Donner du sens plutôt que multiplier les urgences

L’urgence est devenue le langage courant du travail. Tout est prioritaire, tout est immédiat. Mais une organisation en état d’urgence permanent épuise ses équipes.

Motiver sans épuiser suppose de redonner de la hiérarchie au temps et aux priorités. Pourquoi ce projet est-il important ? À quoi contribue-t-il ? Quel impact a-t-il sur le collectif, sur le client, sur l’entreprise ?

Selon une étude Deloitte 2024, 61 % des salariés déclarent être plus motivés lorsqu’ils comprennent clairement le sens de leur travail. Le sens agit comme un amortisseur face à la charge. Il transforme l’effort en contribution.

L’exemplarité managériale : un message silencieux

Un manager qui ne s’arrête jamais envoie un message clair, même sans le vouloir : « Ici, on ne décroche pas. » L’exemplarité joue un rôle central dans l’équilibre des équipes.

Prendre des pauses, respecter les temps de repos, limiter les messages hors horaires de travail sont autant de signaux forts. Ils autorisent les collaborateurs à faire de même sans culpabilité.

Motiver sans épuiser, c’est aussi montrer qu’il est possible de s’investir sans se sacrifier.

Créer des espaces de respiration collective

La motivation se nourrit de respiration. Des temps d’échange informels, des moments de décompression, des rituels d’équipe permettent de relâcher la pression et de renforcer le lien.

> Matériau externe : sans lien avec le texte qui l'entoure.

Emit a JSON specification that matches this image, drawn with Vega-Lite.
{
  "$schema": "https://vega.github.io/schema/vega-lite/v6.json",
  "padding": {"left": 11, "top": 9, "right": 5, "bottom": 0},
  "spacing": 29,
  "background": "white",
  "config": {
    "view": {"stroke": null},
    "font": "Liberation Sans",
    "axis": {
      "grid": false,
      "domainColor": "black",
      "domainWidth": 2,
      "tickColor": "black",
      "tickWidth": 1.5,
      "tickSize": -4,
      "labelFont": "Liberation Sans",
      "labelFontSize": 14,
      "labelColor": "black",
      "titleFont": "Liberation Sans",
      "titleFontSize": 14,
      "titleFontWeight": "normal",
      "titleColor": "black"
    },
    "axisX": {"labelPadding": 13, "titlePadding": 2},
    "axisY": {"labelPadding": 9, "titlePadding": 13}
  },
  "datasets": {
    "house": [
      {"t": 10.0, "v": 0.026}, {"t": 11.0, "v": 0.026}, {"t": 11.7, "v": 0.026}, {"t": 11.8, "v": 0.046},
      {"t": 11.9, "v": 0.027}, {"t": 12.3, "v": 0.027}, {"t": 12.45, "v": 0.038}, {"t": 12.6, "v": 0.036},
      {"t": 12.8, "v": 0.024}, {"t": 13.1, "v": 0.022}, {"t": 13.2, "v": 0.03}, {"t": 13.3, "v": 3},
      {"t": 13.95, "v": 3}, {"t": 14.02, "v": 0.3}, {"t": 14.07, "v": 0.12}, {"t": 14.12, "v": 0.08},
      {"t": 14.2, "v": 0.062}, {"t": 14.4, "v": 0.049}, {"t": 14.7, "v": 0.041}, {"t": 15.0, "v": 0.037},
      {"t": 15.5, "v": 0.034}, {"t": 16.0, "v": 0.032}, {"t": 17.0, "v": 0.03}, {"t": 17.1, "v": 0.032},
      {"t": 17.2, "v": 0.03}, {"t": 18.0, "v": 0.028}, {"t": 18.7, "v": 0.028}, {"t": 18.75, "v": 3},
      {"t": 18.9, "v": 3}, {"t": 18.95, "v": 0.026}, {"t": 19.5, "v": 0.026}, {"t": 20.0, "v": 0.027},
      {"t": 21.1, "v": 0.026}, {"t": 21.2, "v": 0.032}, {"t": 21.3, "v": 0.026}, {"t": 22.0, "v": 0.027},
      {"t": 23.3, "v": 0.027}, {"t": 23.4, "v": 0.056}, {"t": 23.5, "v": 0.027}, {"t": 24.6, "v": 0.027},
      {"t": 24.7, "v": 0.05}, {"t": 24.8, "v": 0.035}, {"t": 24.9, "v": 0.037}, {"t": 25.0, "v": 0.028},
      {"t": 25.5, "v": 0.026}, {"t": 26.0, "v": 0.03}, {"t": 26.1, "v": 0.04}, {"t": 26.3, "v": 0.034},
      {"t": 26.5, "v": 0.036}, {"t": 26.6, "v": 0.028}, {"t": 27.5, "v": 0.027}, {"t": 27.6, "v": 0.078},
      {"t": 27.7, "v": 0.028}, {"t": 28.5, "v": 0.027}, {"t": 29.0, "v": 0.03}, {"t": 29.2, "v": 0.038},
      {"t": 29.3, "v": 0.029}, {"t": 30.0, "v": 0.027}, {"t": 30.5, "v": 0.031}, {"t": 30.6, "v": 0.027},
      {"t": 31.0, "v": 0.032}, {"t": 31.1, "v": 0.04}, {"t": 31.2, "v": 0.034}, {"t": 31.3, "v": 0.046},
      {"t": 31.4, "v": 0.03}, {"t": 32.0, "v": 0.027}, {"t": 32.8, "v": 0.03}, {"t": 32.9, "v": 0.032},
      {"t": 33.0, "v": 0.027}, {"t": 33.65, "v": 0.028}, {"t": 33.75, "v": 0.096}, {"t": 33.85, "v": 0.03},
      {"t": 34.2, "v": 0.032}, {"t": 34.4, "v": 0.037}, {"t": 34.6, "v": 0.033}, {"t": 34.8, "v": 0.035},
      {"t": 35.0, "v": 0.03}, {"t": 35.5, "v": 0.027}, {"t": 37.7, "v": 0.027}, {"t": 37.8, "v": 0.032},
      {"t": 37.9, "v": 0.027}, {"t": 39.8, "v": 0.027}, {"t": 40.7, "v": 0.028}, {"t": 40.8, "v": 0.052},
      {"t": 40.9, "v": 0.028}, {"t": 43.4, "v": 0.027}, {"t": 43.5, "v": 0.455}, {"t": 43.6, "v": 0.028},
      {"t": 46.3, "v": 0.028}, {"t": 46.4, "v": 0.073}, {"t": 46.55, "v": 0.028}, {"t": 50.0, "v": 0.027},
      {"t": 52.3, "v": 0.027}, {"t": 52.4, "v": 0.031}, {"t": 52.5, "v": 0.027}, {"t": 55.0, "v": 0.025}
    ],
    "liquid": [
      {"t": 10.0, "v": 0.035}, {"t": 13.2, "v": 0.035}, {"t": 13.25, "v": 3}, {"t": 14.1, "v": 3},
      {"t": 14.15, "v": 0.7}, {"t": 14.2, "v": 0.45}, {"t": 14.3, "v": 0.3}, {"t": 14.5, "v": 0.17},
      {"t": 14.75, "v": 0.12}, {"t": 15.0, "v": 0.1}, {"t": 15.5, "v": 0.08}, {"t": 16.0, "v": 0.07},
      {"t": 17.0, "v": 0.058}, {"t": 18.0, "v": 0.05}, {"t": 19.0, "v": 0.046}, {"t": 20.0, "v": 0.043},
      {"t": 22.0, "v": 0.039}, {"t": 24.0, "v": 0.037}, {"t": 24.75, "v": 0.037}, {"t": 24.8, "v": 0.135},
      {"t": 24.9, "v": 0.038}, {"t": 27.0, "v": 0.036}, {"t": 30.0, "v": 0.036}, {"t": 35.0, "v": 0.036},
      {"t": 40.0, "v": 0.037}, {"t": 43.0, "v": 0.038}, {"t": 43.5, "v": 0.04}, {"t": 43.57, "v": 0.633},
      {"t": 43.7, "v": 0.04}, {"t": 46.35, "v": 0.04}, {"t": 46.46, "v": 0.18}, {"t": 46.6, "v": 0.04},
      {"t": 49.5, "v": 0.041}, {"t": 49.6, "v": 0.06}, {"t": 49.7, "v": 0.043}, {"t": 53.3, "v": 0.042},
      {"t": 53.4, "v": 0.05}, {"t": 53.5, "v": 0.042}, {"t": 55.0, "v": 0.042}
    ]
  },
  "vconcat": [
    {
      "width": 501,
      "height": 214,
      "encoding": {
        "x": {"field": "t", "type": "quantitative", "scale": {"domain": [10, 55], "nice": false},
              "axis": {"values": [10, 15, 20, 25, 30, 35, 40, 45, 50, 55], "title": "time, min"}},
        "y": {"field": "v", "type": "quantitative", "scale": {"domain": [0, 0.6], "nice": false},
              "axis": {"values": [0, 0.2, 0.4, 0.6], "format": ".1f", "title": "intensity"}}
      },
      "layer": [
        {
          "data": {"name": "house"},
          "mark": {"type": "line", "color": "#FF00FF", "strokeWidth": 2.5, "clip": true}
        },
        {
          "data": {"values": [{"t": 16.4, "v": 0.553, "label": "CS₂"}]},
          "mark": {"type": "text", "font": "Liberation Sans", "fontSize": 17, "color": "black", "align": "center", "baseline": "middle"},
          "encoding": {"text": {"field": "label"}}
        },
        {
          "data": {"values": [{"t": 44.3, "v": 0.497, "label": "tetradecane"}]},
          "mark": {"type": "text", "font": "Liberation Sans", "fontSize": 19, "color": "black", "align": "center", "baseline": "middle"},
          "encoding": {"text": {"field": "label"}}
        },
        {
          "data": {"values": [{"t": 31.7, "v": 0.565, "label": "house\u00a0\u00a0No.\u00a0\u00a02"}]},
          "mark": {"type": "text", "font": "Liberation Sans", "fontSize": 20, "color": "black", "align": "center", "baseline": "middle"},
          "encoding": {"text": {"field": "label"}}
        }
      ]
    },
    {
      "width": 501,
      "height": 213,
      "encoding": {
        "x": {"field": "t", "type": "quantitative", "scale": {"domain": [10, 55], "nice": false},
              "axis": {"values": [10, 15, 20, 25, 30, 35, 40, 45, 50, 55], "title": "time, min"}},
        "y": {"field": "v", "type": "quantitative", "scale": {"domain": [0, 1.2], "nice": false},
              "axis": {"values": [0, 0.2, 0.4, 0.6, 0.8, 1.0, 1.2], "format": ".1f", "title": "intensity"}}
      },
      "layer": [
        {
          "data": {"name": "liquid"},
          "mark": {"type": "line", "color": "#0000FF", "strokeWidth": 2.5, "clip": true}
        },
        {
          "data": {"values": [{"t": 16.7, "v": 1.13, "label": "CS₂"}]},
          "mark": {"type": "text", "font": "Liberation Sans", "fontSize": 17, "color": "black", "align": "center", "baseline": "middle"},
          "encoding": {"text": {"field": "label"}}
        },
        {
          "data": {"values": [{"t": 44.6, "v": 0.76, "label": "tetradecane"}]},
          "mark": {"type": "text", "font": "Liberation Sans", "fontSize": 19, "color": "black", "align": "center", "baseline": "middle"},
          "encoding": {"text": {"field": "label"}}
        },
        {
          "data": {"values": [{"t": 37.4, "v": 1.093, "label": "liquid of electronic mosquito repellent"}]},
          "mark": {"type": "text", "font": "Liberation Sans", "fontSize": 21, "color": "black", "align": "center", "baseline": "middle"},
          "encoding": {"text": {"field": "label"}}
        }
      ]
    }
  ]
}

Ces espaces ne sont pas du temps perdu. Ils sont un investissement. Selon l’INRS, les équipes disposant de temps de régulation collective présentent un taux de stress inférieur de 25 % et une meilleure coopération.

Parler du travail, mais aussi de ce qu’il fait vivre, permet d’éviter l’accumulation silencieuse de tensions.

Trouver l’équilibre, chaque jour

Il n’existe pas de formule magique pour motiver sans épuiser. L’équilibre est mouvant, fragile, à ajuster en permanence. Il demande de l’écoute, de la lucidité et du courage managérial.

Mais une chose est sûre : une équipe motivée n’est pas une équipe sous pression constante. C’est une équipe qui se sent reconnue, soutenue et respectée dans son humanité.

À long terme, ce sont ces équipes-là qui tiennent, qui progressent et qui performent vraiment.